What you are asked to do
Return a copy of each line that holds the string "Rebuild".

(Records from a dataset)
◇ ◇ ◇ ◇
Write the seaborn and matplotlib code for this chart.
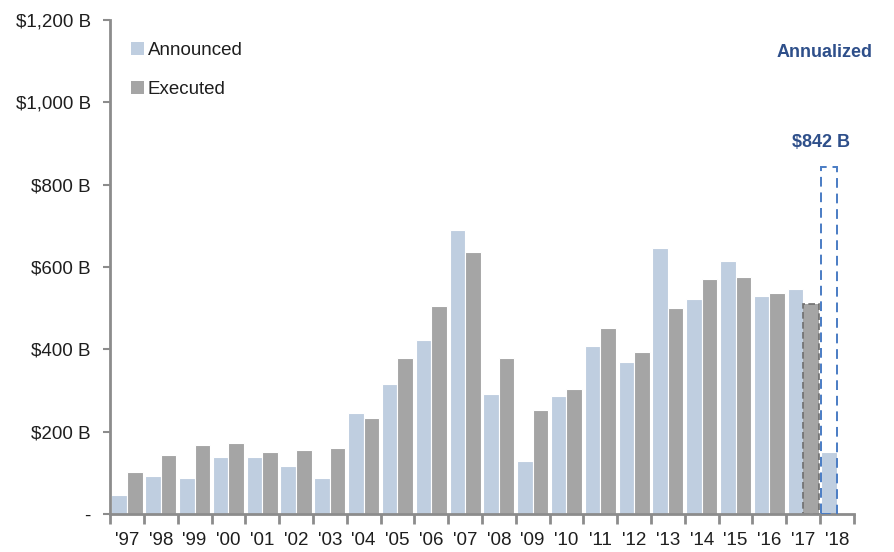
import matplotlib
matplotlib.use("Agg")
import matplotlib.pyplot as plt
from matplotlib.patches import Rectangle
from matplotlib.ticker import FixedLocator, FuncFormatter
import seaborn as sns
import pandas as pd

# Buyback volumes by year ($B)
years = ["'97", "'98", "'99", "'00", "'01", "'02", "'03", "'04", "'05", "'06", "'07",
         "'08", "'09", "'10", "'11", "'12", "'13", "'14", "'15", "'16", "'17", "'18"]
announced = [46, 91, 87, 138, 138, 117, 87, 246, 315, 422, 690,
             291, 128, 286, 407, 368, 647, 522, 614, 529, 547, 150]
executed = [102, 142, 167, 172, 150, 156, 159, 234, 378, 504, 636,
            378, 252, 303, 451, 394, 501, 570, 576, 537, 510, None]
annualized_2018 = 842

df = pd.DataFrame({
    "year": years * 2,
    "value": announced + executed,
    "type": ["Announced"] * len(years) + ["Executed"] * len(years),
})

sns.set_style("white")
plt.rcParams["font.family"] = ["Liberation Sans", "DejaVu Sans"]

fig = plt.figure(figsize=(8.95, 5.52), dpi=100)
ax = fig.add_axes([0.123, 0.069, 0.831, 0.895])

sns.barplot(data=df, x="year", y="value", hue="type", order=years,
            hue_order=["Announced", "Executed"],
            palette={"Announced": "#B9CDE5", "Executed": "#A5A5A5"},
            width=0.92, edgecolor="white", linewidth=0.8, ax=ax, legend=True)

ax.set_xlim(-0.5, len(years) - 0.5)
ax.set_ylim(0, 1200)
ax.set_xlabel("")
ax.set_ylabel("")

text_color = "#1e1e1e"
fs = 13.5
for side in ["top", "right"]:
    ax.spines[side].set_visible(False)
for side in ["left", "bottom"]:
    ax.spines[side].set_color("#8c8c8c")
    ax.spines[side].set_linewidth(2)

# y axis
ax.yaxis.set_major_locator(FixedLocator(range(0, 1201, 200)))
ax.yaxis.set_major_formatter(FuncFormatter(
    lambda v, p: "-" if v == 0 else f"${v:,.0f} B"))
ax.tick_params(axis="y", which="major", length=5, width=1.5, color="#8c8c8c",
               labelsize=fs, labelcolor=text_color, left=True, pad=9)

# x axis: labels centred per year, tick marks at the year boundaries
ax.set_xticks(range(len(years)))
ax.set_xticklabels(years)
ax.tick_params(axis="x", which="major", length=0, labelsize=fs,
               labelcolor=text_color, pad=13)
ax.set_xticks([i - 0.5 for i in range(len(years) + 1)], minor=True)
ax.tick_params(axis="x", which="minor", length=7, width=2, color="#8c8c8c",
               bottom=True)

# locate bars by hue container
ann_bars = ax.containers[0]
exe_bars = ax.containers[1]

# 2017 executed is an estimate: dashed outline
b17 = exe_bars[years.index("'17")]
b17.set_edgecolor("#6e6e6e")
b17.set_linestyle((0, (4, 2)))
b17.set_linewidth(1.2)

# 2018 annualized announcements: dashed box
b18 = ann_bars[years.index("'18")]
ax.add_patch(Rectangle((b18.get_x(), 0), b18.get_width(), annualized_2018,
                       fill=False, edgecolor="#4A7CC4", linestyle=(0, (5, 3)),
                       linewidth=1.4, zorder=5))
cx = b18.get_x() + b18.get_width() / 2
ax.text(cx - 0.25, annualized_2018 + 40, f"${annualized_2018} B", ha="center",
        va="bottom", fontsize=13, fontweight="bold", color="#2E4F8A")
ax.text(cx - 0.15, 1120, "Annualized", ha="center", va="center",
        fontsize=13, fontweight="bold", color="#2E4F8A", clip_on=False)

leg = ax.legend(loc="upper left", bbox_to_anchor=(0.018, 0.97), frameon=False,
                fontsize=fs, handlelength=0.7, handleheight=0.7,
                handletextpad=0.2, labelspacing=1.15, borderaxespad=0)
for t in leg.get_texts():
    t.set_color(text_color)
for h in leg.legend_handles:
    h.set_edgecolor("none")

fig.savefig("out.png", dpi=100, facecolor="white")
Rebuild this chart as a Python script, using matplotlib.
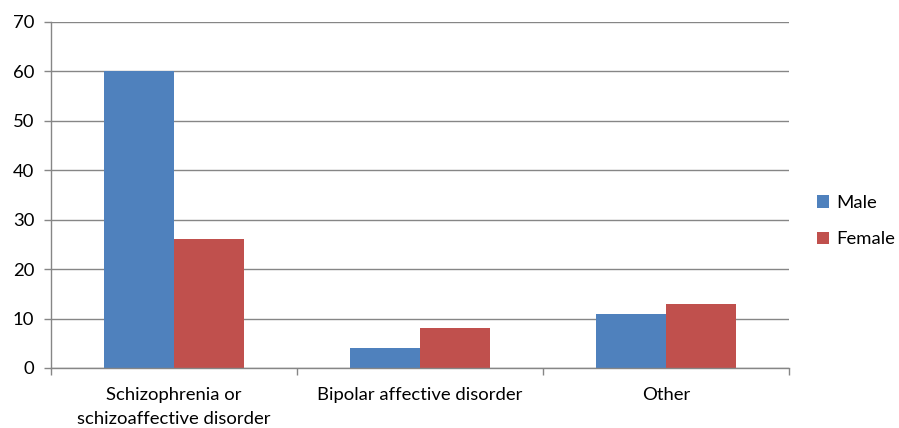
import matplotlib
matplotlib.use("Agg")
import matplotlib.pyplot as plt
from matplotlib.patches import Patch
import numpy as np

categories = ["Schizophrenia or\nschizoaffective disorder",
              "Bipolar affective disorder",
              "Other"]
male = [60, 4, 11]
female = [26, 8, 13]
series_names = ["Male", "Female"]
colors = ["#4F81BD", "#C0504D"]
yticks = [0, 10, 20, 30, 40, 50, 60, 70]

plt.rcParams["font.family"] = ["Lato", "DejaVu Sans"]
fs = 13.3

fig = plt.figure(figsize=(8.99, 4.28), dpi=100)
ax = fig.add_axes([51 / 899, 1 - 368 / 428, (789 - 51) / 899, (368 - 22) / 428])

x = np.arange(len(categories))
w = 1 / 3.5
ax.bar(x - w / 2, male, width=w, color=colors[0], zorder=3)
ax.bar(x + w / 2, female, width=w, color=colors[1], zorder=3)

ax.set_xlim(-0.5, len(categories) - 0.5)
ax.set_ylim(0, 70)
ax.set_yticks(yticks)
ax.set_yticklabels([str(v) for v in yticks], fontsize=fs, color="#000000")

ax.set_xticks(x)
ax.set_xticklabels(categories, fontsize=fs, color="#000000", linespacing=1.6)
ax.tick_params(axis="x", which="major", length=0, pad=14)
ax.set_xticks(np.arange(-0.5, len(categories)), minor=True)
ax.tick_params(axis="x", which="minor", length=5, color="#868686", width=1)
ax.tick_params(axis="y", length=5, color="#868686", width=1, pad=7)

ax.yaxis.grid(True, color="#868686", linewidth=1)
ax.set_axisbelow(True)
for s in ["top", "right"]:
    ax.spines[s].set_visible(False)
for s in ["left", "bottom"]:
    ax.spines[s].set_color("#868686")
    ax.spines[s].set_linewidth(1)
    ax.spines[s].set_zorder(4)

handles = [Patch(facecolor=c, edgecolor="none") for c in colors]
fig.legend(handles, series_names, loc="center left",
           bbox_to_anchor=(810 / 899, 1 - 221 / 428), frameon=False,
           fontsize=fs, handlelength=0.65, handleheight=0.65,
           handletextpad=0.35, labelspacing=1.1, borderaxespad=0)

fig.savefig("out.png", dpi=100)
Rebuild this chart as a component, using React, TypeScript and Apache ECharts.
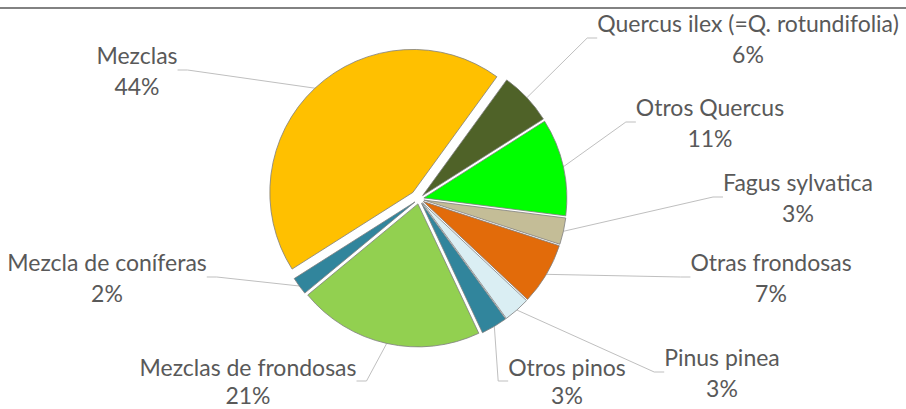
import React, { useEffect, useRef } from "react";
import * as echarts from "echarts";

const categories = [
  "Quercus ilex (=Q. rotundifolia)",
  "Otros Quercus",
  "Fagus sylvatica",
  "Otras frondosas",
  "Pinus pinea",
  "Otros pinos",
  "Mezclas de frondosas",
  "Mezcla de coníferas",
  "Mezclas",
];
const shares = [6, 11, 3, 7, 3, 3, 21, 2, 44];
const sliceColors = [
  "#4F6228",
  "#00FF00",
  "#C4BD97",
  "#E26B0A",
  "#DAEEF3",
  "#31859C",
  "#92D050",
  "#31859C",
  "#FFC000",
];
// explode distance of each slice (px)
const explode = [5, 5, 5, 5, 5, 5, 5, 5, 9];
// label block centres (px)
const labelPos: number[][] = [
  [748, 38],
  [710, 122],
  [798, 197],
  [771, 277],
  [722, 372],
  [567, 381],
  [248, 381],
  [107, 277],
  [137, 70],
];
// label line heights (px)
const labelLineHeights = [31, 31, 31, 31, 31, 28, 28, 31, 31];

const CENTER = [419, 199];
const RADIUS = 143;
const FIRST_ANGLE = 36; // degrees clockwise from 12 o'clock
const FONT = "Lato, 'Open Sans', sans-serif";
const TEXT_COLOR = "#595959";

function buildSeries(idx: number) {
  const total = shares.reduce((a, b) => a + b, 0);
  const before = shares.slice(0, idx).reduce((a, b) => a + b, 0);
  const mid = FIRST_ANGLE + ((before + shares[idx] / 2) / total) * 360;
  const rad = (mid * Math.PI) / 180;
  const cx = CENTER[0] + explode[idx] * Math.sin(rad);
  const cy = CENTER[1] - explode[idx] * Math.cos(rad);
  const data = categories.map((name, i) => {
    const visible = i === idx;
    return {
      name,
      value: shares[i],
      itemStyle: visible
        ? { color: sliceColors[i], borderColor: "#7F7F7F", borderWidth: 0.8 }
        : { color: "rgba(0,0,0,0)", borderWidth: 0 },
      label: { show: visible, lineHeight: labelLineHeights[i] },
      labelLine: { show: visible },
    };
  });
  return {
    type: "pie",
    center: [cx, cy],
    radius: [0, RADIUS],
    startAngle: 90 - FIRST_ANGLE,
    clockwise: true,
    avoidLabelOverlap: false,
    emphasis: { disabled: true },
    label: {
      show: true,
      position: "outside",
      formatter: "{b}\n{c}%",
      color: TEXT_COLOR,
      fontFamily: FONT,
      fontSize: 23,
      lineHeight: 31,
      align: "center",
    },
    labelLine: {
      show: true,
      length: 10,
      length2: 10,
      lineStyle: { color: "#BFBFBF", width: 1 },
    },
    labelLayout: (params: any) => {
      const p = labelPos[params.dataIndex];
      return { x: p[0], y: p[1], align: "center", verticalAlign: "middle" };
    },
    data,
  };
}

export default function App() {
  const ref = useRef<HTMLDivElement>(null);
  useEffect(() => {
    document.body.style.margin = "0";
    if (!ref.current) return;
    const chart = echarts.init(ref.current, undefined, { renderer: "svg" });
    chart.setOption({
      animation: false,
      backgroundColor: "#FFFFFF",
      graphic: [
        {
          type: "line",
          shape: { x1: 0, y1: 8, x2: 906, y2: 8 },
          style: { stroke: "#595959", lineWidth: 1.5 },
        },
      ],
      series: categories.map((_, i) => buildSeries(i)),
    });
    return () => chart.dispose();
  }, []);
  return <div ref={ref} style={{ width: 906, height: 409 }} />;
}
◇ ◇ ◇ ◇
Result
Rebuild this chart as a Python script, using matplotlib.
Rebuild this chart as a component, using React, TypeScript and Apache ECharts.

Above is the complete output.